I was talking with a small person in my family the other day about the comic strips we had when I was a child, and it was an easy step from there to wonder about the impact they had on me--and on my generation--when I was growing up.
I seriously doubt whether even comic strips and radio combined had one-fourth the impact that TV has on today's young people. But comics were unquestionably a factor in the forming both our life styles and our fantasies--perhaps more than we realized either then or now.
A lot of comics in the 1930s were four-panel jokes--strips such as "Krazy Kat and the "Katzenjammer Kids" and "Mutt and Jeff." But others were running stories with continuing characters, and these were strips that helped shape our thinking.
For example, I learned from "Blondie" and "Bringing Up Father" and "The Gumps" that the real iron in our society is provided by women, and they somehow have to hold things together despite the good-hearted but semi-idiot men in their lives.
From "Dick Tracy," I learned that Law and Order has no shades of gray. There are Good Guys and Bad Guys, and God help the person who fuzzes those two clearly defined areas.
From Uncle Walt and Skeezix in "Gasoline Alley," I learned that perseverance, pluck and hard work will win out every time, no matter the odds.
But I suspect the comic strip that made the greatest impact on me was "Little Orphan Annie," who--despite her daily aphorisms--was really only a shill for the hero of my Depression childhood: Daddy Warbucks. However you want to slice him, Daddy Warbucks--at least in retrospect--was an unembarrassed fascist, bebopping around the world, ignoring domestic and international law to zap what he perceived as bad guys (mostly Bolsheviks, a term that to Daddy encompassed everyone from Russian bomb throwers to union organizers to Democrats). Actually, Daddy didn't do the dirty work himself. He turned over most of it to a pair of hit men named the Asp and Punjab.
They made a sappy musical about Orphan Annie a few years ago in which the producers--obviously young--refused to take either of two tacks that might have worked: to send it up or to play it absolutely straight. Instead, the show took a middle course in which social issues were fuzzed, villains were made comic and Daddy Warbucks ended up embracing Franklin D. Roosevelt--which must have Harold Gray (who created Annie) and Col. Robert McCormick (who introduced Annie in his Chicago Tribune) still spinning in their graves.

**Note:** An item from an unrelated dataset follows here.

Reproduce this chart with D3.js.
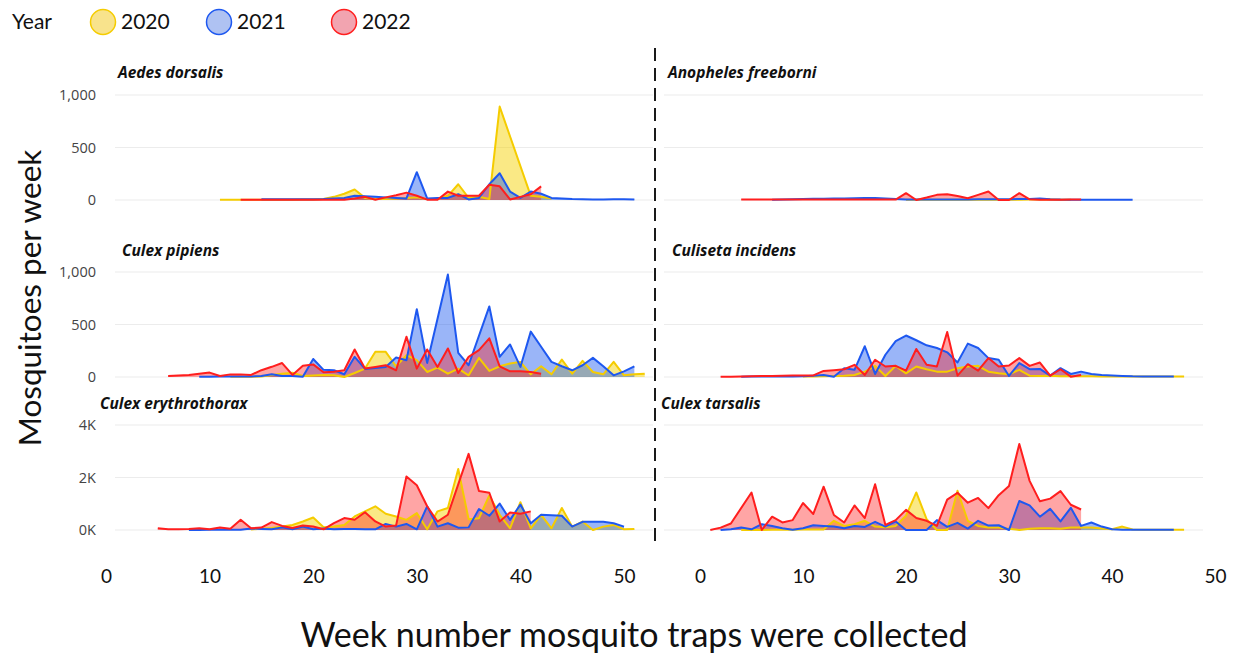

Reflecting on the early days of Orphan Annie, it hit me what a bunch of outrageously mixed signals were sent to those of us who grew up in the 1930s.
In real life, we were seeing bread lines and incipient pockets of revolution and social changes so profound we couldn't begin to grasp their impact, and the long, slow buildup to a global war. But our fantasy life was symbolized by Fred Astaire and Ginger Rogers in top hat and lace dancing on clouds. And by Daddy Warbucks with his yachts and his mansions and his millions.
I can remember dealing with the distress--economic and domestic--in my home by fantasizing myself on one of Daddy Warbucks' yachts. I was ready to throw in with him instantly. I could not care less how he made his money. It was an attitude that unfortunately stuck with me until the excesses of Sen. Joseph McCarthy mercifully forced me to take a hard look at the political scene and to rethink what I really believed. This, in turn, set me on a new philosophical course that brought me a lot closer to my patient, gently Democratic father than to my adopted Daddy Warbucks.
Did Daddy Warbucks really have enough impact on me as a child to influence my political thinking? That is impossible to measure, but Orphan Annie was certainly one of the complex of factors in the unshaped man who went off to World War II. And if nothing else, the impact of those early strips has made me an inveterate comic reader today.
Some interesting things have happened to the comics over the years. First, most of them don't seem to be intended, even obliquely, for children. Even the delightful "Calvin and Hobbes"--whose protagonists are a small boy and his stuffed tiger--is written at a high level of sophistication. Second, the doctrinaire strips have veered off from the political right of my childhood into two new directions: the political left ("Doonesbury," "Bloom County") and a kind of bemused anarchy ("B.C.," "Crock"). Finally, the satire even in the daily gag strips ("Drabble," "Tumbleweeds") is often very sharp.
I think the most incisive social commentary in the newspaper today is found on the comics page. So I am grateful I formed the habit by growing up at a time when reading the "funnies" was as fixed in our routine as brushing our teeth.